É evidente que os brasileiros estão vivendo mais tempo, felizmente. O IBGE faz precisas projeções para as próximas décadas. Alterar as regras da Previdência para adequar essa realidade é absolutamente urgente e necessário. Defendo a instituição de uma nova idade mínima, tempo de contribuição e a paridade servidor público e privado para quem ingressar a partir de agora no sistema previdenciário.

Lembrando que essa equiparação está vigente desde 2013.

As regras de transição para os servidores que ingressaram no serviço público antes de 2003 foram ignoradas e desconsideradas. Elas simplesmente não existem no texto. A própria exposição de motivos da proposta colocava como premissa regras de transição para todos. E a pactuação da transição dos servidores entre 2003 e 2013, vigente há anos, está sendo alterada pelo relator e não constava na proposta original do governo. O relatório sugere a ‘ transição da transição’ o que aponta para uma fragilidade jurídica e constitucional evidente e certamente será questionada no STF caso aprovada. Destaco também a proposta de pensão por morte que julgo ser uma piada de mau gosto ou um equívoco de redação.

Outra questão que aponto é de setores da sociedade, de parte do “mercado” e do próprio governo que tentam vender a ideia de que a reforma da previdência é a única solução para os problemas do Brasil. De fato as normas dos regimes previdenciários precisam ser atualizadas e padronizadas em razão da realidade fiscal que vivemos e das perspectivas de curto e médio prazos. Devemos registrar todavia que a economia vem apresentando resultados positivos nesses últimos 18 meses, fruto de um ajuste fiscal sério conduzido pelo presidente Temer.

O país insiste em não enfrentar o principal obstáculo ao seu crescimento, incremento da produção e geração de oportunidades de trabalho – a implantação de um novo sistema tributário e de custos, com ênfase na criação de condições fiscais e tributárias favoráveis e que permitam o país voltar a ser competitivo. Nosso sistema tributário é ultrapassado e trabalha contra a própria produção.

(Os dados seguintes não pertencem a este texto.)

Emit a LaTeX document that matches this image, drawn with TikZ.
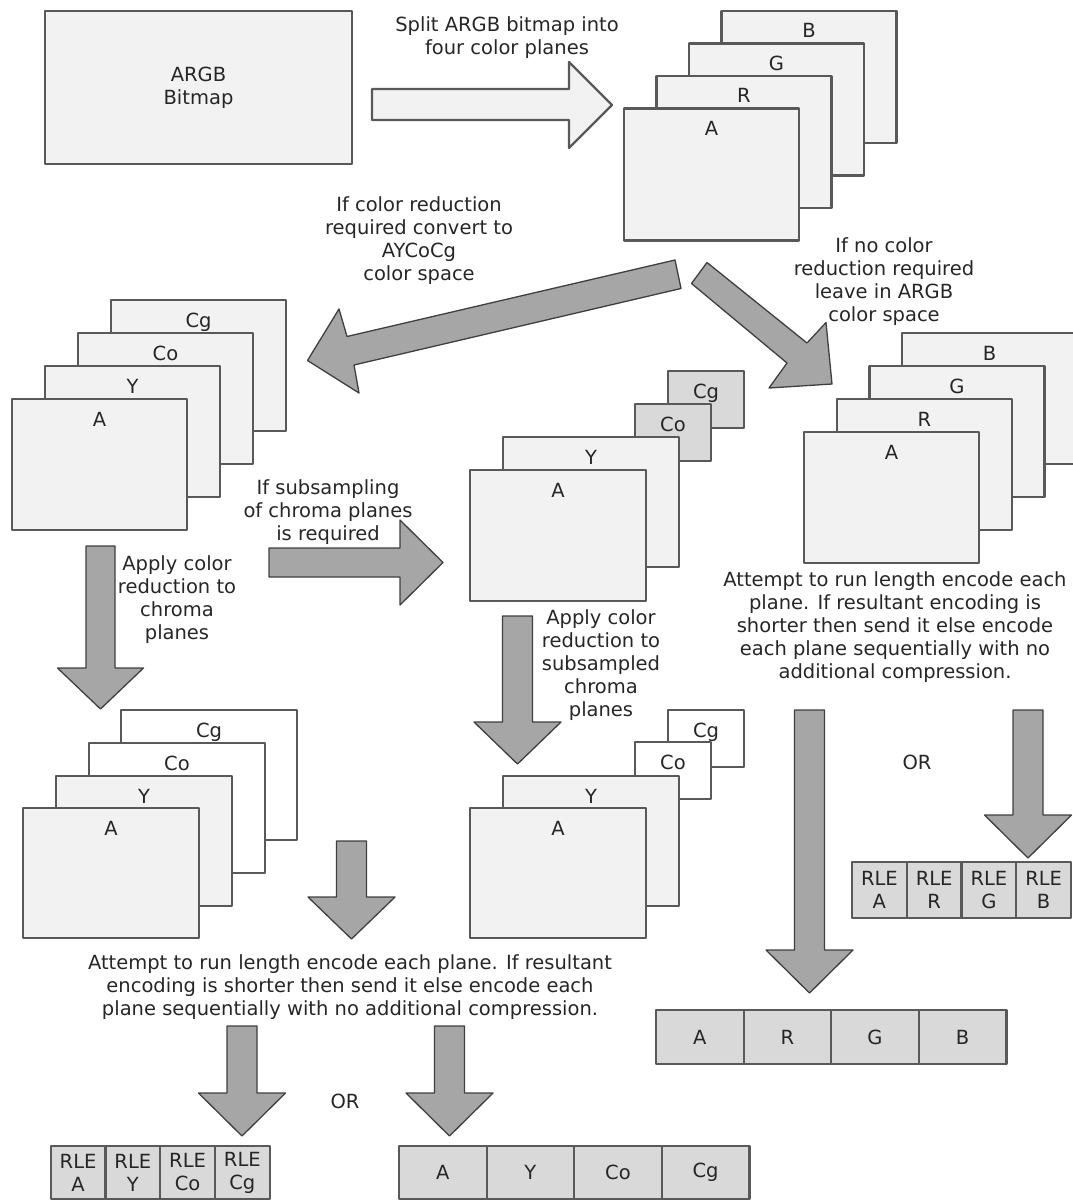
\documentclass[tikz,border=0pt]{standalone}
\usepackage{fontspec}
\setmainfont{DejaVu Sans}
\usepackage{tikz}
\usetikzlibrary{positioning}
\usepackage{xcolor}
\definecolor{planefill}{HTML}{F2F2F2}
\definecolor{planeline}{HTML}{595959}
\definecolor{cellfill}{HTML}{D9D9D9}
\definecolor{arrowfill}{HTML}{A6A6A6}
\definecolor{arrowline}{HTML}{3F3F3F}
\definecolor{inktext}{HTML}{262626}

\begin{document}
\begin{tikzpicture}[x=1pt,y=-1pt,line join=round,font=\fontsize{19.5}{23}\selectfont,text=inktext,
  plane/.style={draw=planeline,fill=planefill,line width=2.2pt,inner sep=0pt,outer sep=0pt,minimum width=175pt,minimum height=131pt,anchor=north west},
  tab/.style={plane,fill=cellfill,minimum width=76pt,minimum height=57pt},
  planelabel/.style={anchor=base,yshift=-27pt,inner sep=0pt},
  note/.style={align=center,inner sep=0pt},
  cell/.style={draw=planeline,fill=cellfill,line width=2.2pt,inner sep=0pt,outer sep=0pt,align=center},
  rlecell/.style={cell,minimum width=54.75pt,minimum height=55pt},
  seqcell/.style={cell,minimum width=87.6pt,minimum height=54pt},
  bigarrow/.style={draw=arrowline,fill=arrowfill,line width=1.3pt},
  hollowarrow/.style={draw=planeline,fill=planefill,line width=2.2pt}]
\useasboundingbox (0,0) rectangle (1072,1201);

% source bitmap and split
\node[draw=planeline,fill=planefill,line width=2.2pt,minimum width=307pt,minimum height=153pt,align=center] (bitmap) at (198.5,87.5) {ARGB\\Bitmap};
\node[note] (split) at (507,37.5) {Split ARGB bitmap into\\four color planes};
\draw[hollowarrow] (372,89) -- (569,89) -- (569,62) -- (612,105) -- (569,148) -- (569,120) -- (372,120) -- cycle;

\node[plane,minimum height=132pt,label={[planelabel]north:B}] (splitB) at (721.5,11) {};
\node[plane,minimum height=132pt,label={[planelabel]north:G}] (splitG) at (689,43.5) {};
\node[plane,minimum height=132pt,label={[planelabel]north:R}] (splitR) at (656.5,76) {};
\node[plane,minimum height=132pt,label={[planelabel]north:A}] (splitA) at (624,108.5) {};

% two ways out of the split
\node[note] (toycocg) at (419,241) {If color reduction\\required convert to\\AYCoCg\\color space};
\node[note] (keepargb) at (884,282) {If no color\\reduction required\\leave in ARGB\\color space};
\draw[bigarrow] (675,260) -- (347,336.5) -- (339,309) -- (307.5,360.5) -- (359,393) -- (354,365) -- (681,288.5) -- cycle;
\draw[bigarrow] (707,262.5) -- (807,343) -- (826,322.5) -- (832,384) -- (769,388) -- (787,363) -- (691.5,283.5) -- cycle;

% AYCoCg planes
\node[plane,label={[planelabel]north:Cg}] (ycoCg) at (111,300) {};
\node[plane,label={[planelabel]north:Co}] (ycoCo) at (78,333) {};
\node[plane,label={[planelabel]north:Y}] (ycoY) at (45,366) {};
\node[plane,label={[planelabel]north:A}] (ycoA) at (12,399) {};

\node[note] (subsmp) at (328,512) {If subsampling\\of chroma planes\\is required};
\draw[bigarrow] (269,548) -- (400,548) -- (400,520) -- (443,562.5) -- (400,605) -- (400,577) -- (269,577) -- cycle;

% subsampled planes
\node[tab,label={[planelabel]north:Cg}] (subCg) at (668,371) {};
\node[tab,label={[planelabel]north:Co}] (subCo) at (635,404) {};
\node[plane,minimum width=176pt,minimum height=130pt,label={[planelabel]north:Y}] (subY) at (503,437) {};
\node[plane,minimum width=176pt,label={[planelabel]north:A}] (subA) at (470,470) {};

% ARGB planes kept
\node[plane,label={[planelabel]north:B}] (keepB) at (902,333) {};
\node[plane,label={[planelabel]north:G}] (keepG) at (869.5,366) {};
\node[plane,label={[planelabel]north:R}] (keepR) at (837,399) {};
\node[plane,label={[planelabel]north:A}] (keepA) at (804,432) {};

% color reduction
\node[note] (reduce) at (177,600) {Apply color\\reduction to\\chroma\\planes};
\draw[bigarrow] (86,546) -- (115,546) -- (115,668) -- (143.5,668) -- (100.5,709) -- (57.5,668) -- (86,668) -- cycle;
\node[note] (reducesub) at (601,665) {Apply color\\reduction to\\subsampled\\chroma\\planes};
\draw[bigarrow] (502.5,616) -- (532.5,616) -- (532.5,722) -- (561,722) -- (517.5,764) -- (474,722) -- (502.5,722) -- cycle;

\node[plane,fill=white,minimum width=176pt,minimum height=130pt,label={[planelabel]north:Cg}] (redCg) at (121,710) {};
\node[plane,fill=white,minimum width=176pt,minimum height=130pt,label={[planelabel]north:Co}] (redCo) at (89,743) {};
\node[plane,minimum width=176pt,minimum height=130pt,label={[planelabel]north:Y}] (redY) at (56,776) {};
\node[plane,minimum width=176pt,minimum height=130pt,label={[planelabel]north:A}] (redA) at (23,808) {};

\node[tab,fill=white,label={[planelabel]north:Cg}] (rsubCg) at (668,710) {};
\node[tab,fill=white,label={[planelabel]north:Co}] (rsubCo) at (635,742) {};
\node[plane,minimum width=176pt,minimum height=130pt,label={[planelabel]north:Y}] (rsubY) at (503,776) {};
\node[plane,minimum width=176pt,minimum height=130pt,label={[planelabel]north:A}] (rsubA) at (470,808) {};

% run length encoding, ARGB
\node[note] (rleright) at (895,627) {Attempt to run length encode each\\plane. If resultant encoding is\\shorter then send it else encode\\each plane sequentially with no\\additional compression.};
\draw[bigarrow] (794.5,710) -- (824.5,710) -- (824.5,950) -- (853,950) -- (809.5,993) -- (766,950) -- (794.5,950) -- cycle;
\draw[bigarrow] (1013,710) -- (1043,710) -- (1043,815) -- (1071.5,815) -- (1028,858) -- (984.5,815) -- (1013,815) -- cycle;
\node (orright) at (917,762) {OR};

\node[rlecell,minimum height=56pt,anchor=north west] (rleA) at (852,862) {RLE\\A};
\node[rlecell,minimum height=56pt,right=0pt of rleA] (rleR) {RLE\\R};
\node[rlecell,minimum height=56pt,right=0pt of rleR] (rleG) {RLE\\G};
\node[rlecell,minimum height=56pt,right=0pt of rleG] (rleB) {RLE\\B};

\node[seqcell,anchor=north west] (seqA) at (656,1010) {A};
\node[seqcell,right=0pt of seqA] (seqR) {R};
\node[seqcell,right=0pt of seqR] (seqG) {G};
\node[seqcell,right=0pt of seqG] (seqB) {B};

% run length encoding, AYCoCg
\draw[bigarrow] (336.5,841) -- (366.5,841) -- (366.5,897) -- (395,897) -- (351.5,939) -- (308,897) -- (336.5,897) -- cycle;
\node[note] (rleleft) at (350,987) {Attempt to run length encode each plane. If resultant\\encoding is shorter then send it else encode each\\plane sequentially with no additional compression.};
\draw[bigarrow] (227,1026) -- (257,1026) -- (257,1093) -- (285.5,1093) -- (242,1136) -- (198.5,1093) -- (227,1093) -- cycle;
\draw[bigarrow] (434.5,1026) -- (464.5,1026) -- (464.5,1093) -- (493,1093) -- (449.5,1136) -- (406,1093) -- (434.5,1093) -- cycle;
\node (orleft) at (345,1101) {OR};

\node[rlecell,minimum height=53pt,anchor=north west] (rleyA) at (50.7,1146) {RLE\\A};
\node[rlecell,minimum height=53pt,right=0pt of rleyA] (rleyY) {RLE\\Y};
\node[rlecell,minimum height=53pt,right=0pt of rleyY] (rleyCo) {RLE\\Co};
\node[rlecell,minimum height=53pt,right=0pt of rleyCo] (rleyCg) {RLE\\Cg};

\node[seqcell,minimum height=53pt,anchor=north west] (seqyA) at (399,1146) {A};
\node[seqcell,minimum height=53pt,right=0pt of seqyA] (seqyY) {Y};
\node[seqcell,minimum height=53pt,right=0pt of seqyY] (seqyCo) {Co};
\node[seqcell,minimum height=53pt,right=0pt of seqyCo] (seqyCg) {Cg};
\end{tikzpicture}
\end{document}
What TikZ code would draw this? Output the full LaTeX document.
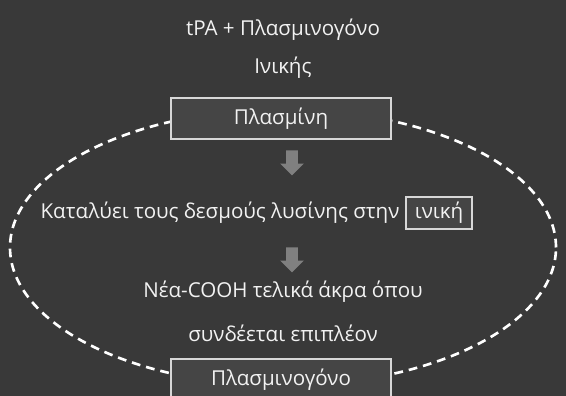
\documentclass[tikz,border=0pt]{standalone}
\usepackage{fontspec}
\setmainfont{Open Sans}
\usepackage{xcolor}
\usetikzlibrary{shapes.arrows}
\definecolor{bgdark}{RGB}{57,57,57}
\definecolor{boxgray}{RGB}{69,69,69}
\definecolor{edgegray}{RGB}{215,215,215}
\definecolor{textwhite}{RGB}{242,242,242}
\definecolor{arrowgray}{RGB}{128,128,128}

\begin{document}
\begin{tikzpicture}[
        font=\fontsize{11.7}{14}\selectfont, text=textwhite,
        labelbox/.style={draw=edgegray, fill=boxgray, thick, minimum width=4.4cm, minimum height=0.82cm, inner sep=0pt},
        downarrow/.style={single arrow, fill=arrowgray, draw=none, rotate=-90, minimum height=0.5cm, single arrow head extend=0.12cm, inner sep=0.11cm}
    ]
        % Background
        \fill[bgdark] (0,0) rectangle (11.32,7.92);
        \useasboundingbox (0,0) rectangle (11.32,7.92);

        % Cycle
        \draw[white, line width=1.5pt, dash pattern=on 5pt off 3.4pt] (5.66,2.97) ellipse (5.46 and 2.76);

        % Heading
        \node (head) at (5.66,7.32) {tPA + Πλασμινογόνο};
        \node (fib) at (5.66,6.56) {Ινικής};

        % Steps
        \node[labelbox] (plasmin) at (5.62,5.55) {Πλασμίνη};
        \node[downarrow] (arr1) at (5.84,4.72) {};
        \node (cut) at (4.40,3.66) {Καταλύει τους δεσμούς λυσίνης στην};
        \node[draw=edgegray, fill=boxgray, thick, minimum width=1.32cm, minimum height=0.64cm, inner sep=0pt] (fibrin) at (8.78,3.66) {ινική};
        \node[downarrow] (arr2) at (5.84,2.78) {};
        \node (ends) at (5.66,2.08) {Νέα-COOH τελικά άκρα όπου};
        \node (binds) at (5.66,1.26) {συνδέεται επιπλέον};
        \node[labelbox] (plasminogen) at (5.62,0.33) {Πλασμινογόνο};

    \end{tikzpicture}
\end{document}
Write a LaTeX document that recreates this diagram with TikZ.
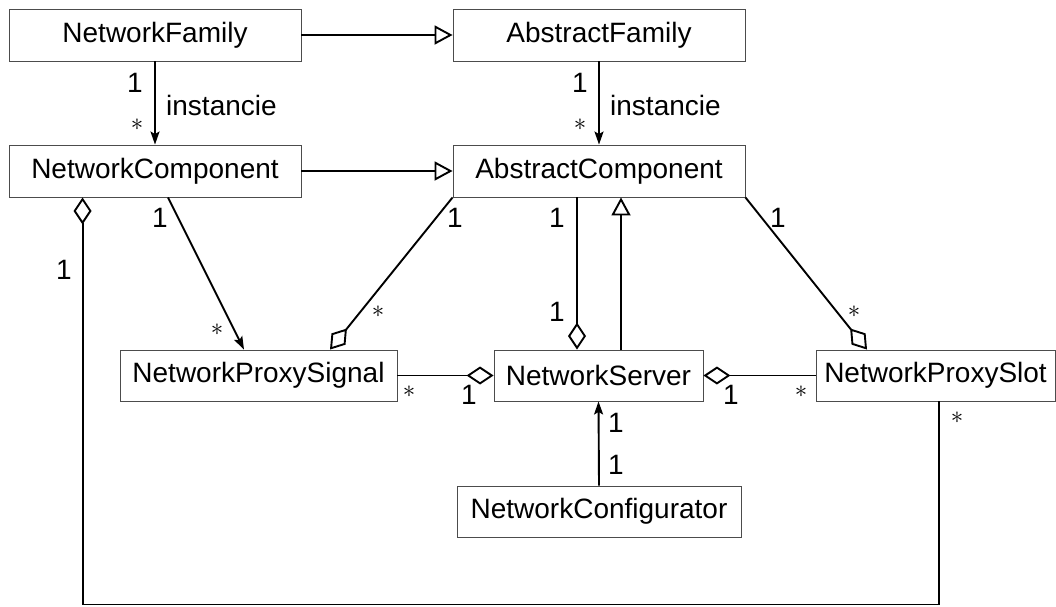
\documentclass[tikz,border=0pt]{standalone}
\usepackage{fontspec}
\setmainfont{Liberation Sans}
\usetikzlibrary{arrows.meta,calc}
\begin{document}
\begin{tikzpicture}[x=1pt,y=1pt,
  cls/.style={draw=black!70, line width=0.9pt, fill=white, inner sep=0pt,
    minimum height=52pt, font=\fontsize{28}{33}\selectfont},
  lbl/.style={inner sep=0pt, font=\fontsize{28}{33}\selectfont},
  star/.style={inner sep=0pt, font=\fontsize{31}{33}\selectfont},
  conn/.style={line width=1.9pt},
  inh/.style={conn, -{Triangle[open,length=18pt,width=19pt]}},
  agg/.style={conn, -{Diamond[open,length=27pt,width=18pt]}},
  aggstart/.style={conn, {Diamond[open,length=27pt,width=18pt]}-},
  nav/.style={conn, -{Stealth[length=13pt,width=9pt,inset=2.5pt]}}]
\useasboundingbox (0,0) rectangle (1056,-606);

% classes
\node[cls, minimum width=292pt] (nf) at (155,-35) {NetworkFamily};
\node[cls, minimum width=292pt] (af) at (599,-35) {AbstractFamily};
\node[cls, minimum width=292pt] (nc) at (155,-171) {NetworkComponent};
\node[cls, minimum width=292pt] (ac) at (599,-171) {AbstractComponent};
\node[cls, minimum width=277pt, minimum height=51pt] (ps) at (258.5,-375.5) {NetworkProxySignal};
\node[cls, minimum width=209pt, minimum height=51pt] (ns) at (598.5,-375.5) {NetworkServer};
\node[cls, minimum width=239pt, minimum height=51pt] (sl) at (935.5,-375.5) {NetworkProxySlot};
\node[cls, minimum width=284pt, minimum height=51pt] (cf) at (599,-511.5) {NetworkConfigurator};

% connectors
\draw[inh] (nf.east) -- (af.west);
\draw[inh] (nc.east) -- (ac.west);
\draw[nav] (nf.south) -- (nc.north);
\draw[nav] (af.south) -- (ac.north);
\draw[nav] ([xshift=13pt]nc.south) -- ([xshift=-14.5pt]ps.north);
\draw[agg] (ac.south west) -- ([xshift=71.5pt]ps.north);
\draw[agg] ([xshift=-22pt]ac.south) -- ([xshift=-21.5pt]ns.north);
\draw[inh] ([xshift=22.5pt]ns.north) -- ([xshift=22pt]ac.south);
\draw[agg] (ac.south east) -- ([xshift=-68.5pt]sl.north);
\draw[agg] (ps.east) -- (ns.west);
\draw[aggstart] (ns.east) -- (sl.west);
\draw[nav] (cf.north) -- (ns.south);
\draw[aggstart] ([xshift=74pt]nc.south west) |- ([xshift=3.5pt,yshift=-203pt]sl.south) -- ([xshift=3.5pt]sl.south);

% labels
\node[lbl] (m1) at (135,-83) {1};
\node[star] (m2) at (137,-125) {$*$};
\node[lbl, anchor=west] (i1) at (166,-105) {instancie};
\node[lbl] (m3) at (580,-83) {1};
\node[star] (m4) at (580,-125) {$*$};
\node[lbl, anchor=west] (i2) at (610,-105) {instancie};
\node[lbl] (m5) at (160,-218) {1};
\node[star] (m6) at (217,-330) {$*$};
\node[lbl] (m7) at (455,-218) {1};
\node[star] (m8) at (378,-312) {$*$};
\node[lbl] (m9) at (64,-270) {1};
\node[star] (m10) at (409,-392) {$*$};
\node[lbl] (m11) at (469,-395) {1};
\node[lbl] (m12) at (557,-218) {1};
\node[lbl] (m13) at (557,-312) {1};
\node[lbl] (m14) at (778,-218) {1};
\node[star] (m15) at (854,-312) {$*$};
\node[lbl] (m16) at (731,-395) {1};
\node[star] (m17) at (801,-392) {$*$};
\node[lbl] (m18) at (616,-423) {1};
\node[lbl] (m19) at (616,-465) {1};
\node[star] (m20) at (957,-418) {$*$};
\end{tikzpicture}
\end{document}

A nova Previdência deve ser tratada, também, como uma das prioridades nacionais. É notório que o governo ainda não reúne os votos necessários para aprová-la em razão do equívoco do texto proposto originalmente que “assustou” a sociedade bem como de todo o processo de discussão, intransigência nas negociações e do ambiente político que se deteriorou em 2017.

Defendo o adiamento da votação caso o governo e o relator não alterem substancialmente o atual texto pois o mesmo seria amplamente derrotado na Câmara, desperdiçando assim uma oportunidade importante. De outra forma acredito que o momento ideal para o debate sobre a previdência seja durante a campanha eleitoral deste ano. Saberemos o que cada candidato a presidente pensa sobre a Previdência, seu comprometimento com as contas públicas e com o ajuste fiscal, mas principalmente seu compromisso com a Constituição, com os direitos e garantias dos cidadãos, com a promoção da justiça social e com o fortalecimento do setor produtivo.

A especulação sempre será inimiga da produção. E isso vamos combater a qualquer custo.